Strike up the rubber band

AT AN OPERA IN A LARGE SHED, Aida without costumes. Then a student orchestra rehearsing Beethoven in a smaller hall across a field. We rush to our seats on the second tier but wall-pillars block our view, except for a small hole like an airplane window. Turns out there’s a 7 p.m. movie before the opera. We snuggle a bit and speak in Spanish using questions rather than exclamation marks. Bueno? Bravo? Etc.

 

AM SURPRISED TO SEE THERE are nearly as many theaters/concert halls around as meetinghouses and steeplehouses. Or is it the other way around?

 

WE’RE USHERING AT MUSIC HALL, which is more like a sports arena. Is our Third Wheel there, too? A late dash to our seats, which are on the other side of the hall, a remote part of the gallery. Good seats, we were promised, if we can get there before the next piece, a long symphony, can begin.

The first stairway’s closed, for safety reasons. By this time, we’re carrying 18-speed bicycles. Curiously, we now need to go DOWN, having somehow gone up one flight too many.

I’m cast in the role of “organizer” or “enforcer” – the one responsible for getting everyone in gear, and guilty if they don’t make it on time.

But she keeps stopping to talk, tie a shoe, whatever. By myself, I would have made it on time.

The “hurry up” enforcer being the only one stressed out!

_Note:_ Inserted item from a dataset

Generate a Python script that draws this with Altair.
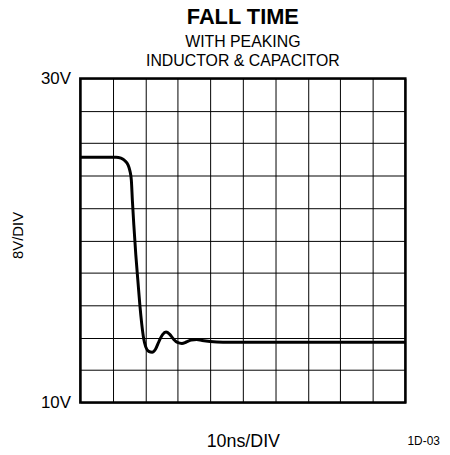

Other Music Hall dreams included one of seats with great acoustics but no view of the orchestra.

 

THE GRANDMOTHER HAD A DREAM I was singing a Schubert leider, text by Goethe – said my voice was quite lovely and my diction, flawless. Highest praise, even if a dream. My German is still atrocious.

 

WE’RE STANDING IN A CROWDED downtown when the kid notices a uniformed band making its way up the street (which is downhill from us). It turns and marches into a vacated 5’n’dime store, which has folding chairs set up in four quadrants (angled toward a center). A group of teens, supporters of the band or maybe members out of uniform, are jumping up and down, hugging each other, etc., obviously quite elated by some battle of the bands contest that’s about to start, once the others show up. These kids are also huddling, a group prayer seeking blessing.

The band now plays “Jerusalem, Jerusalem, my happy home,” very nice tune and lyrics; I somehow remember both, and in totality.

 

MAKING MUSIC WITH MY BOSS and his sidekick kind of just off downtown Dayton, lower Salem Avenue or just before First Street or Memorial Bridge.

They bring their guitars to my apartment (yellow/amber) and are ready to tune up.

Sidekick’s impressed when I hum a perfect 440 A but then my violin strings won’t hold, keep coming undone.

Outside again, I go into a shady alley to take a pee, maybe.